# Cquartz vs Hard Body



## sm81 (May 14, 2011)

Any real differences of these two? Durability, looks, easy of applications?


----------



## dooka (Aug 1, 2006)

Both very different products..

Both durable..

For me, I prefer the wolfs, as it is easier to apply, and looks better, although Re-Load on top of CQuartz looks pretty damn good..

CQuartz wins on the coating hardness..


----------



## sm81 (May 14, 2011)

dooka said:


> Both very different products..
> 
> Both durable..
> 
> ...


If I want best of both world does Hard Body+Reload work?
I mean using Reload top of Hard Body once every 2-3 months?
Or should I stick to Nano qd?

Look like Nano qd is water based product and it doesn't cure so quickly than reload. That's the main diffucult in here Finland during the winter.


----------



## Beau Technique (Jun 21, 2010)

sm81 said:


> If I want best of both world does Hard Body+Reload work?
> I mean using Reload top of Hard Body once every 2-3 months?
> Or should I stick to Nano qd?
> 
> Look like Nano qd is water based product and it doesn't cure so quickly than reload. That's the main diffucult in here Finland during the winter.

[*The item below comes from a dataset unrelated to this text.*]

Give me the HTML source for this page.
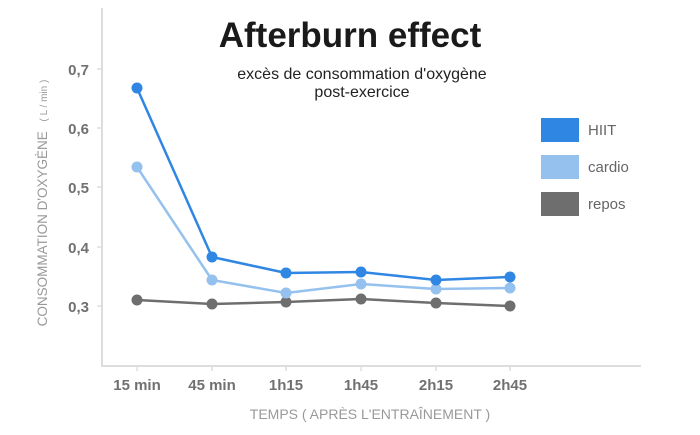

Reload is water based also. After using both, Cquartz if used correctly is extremely hydrophobic. Yet to know of the total behaviour of hard body but did see it beading very nicely. Hard body is the less fussy of the 2 to apply. Both are exceptional products.


----------



## sm81 (May 14, 2011)

Beau Technique said:


> Reload is water based also. After using both, Cquartz if used correctly is extremely hydrophobic. Yet to know of the total behaviour of hard body but did see it beading very nicely. Hard body is the less fussy of the 2 to apply. Both are exceptional products.


So your choice would be Cquartz? Do you think you can apply Reload top of Hard Body? Does it bond to it?

Thanks for reply


----------



## Goodfella36 (Jul 21, 2009)

i would have to go with CQUK version.


----------



## sm81 (May 14, 2011)

BespokeCarCare said:


> i would have to go with CQUK version.


for what reason


----------



## O`Neil (Aug 13, 2007)

sm81 said:


> Do you think you can apply Reload top of Hard Body? Does it bond to it?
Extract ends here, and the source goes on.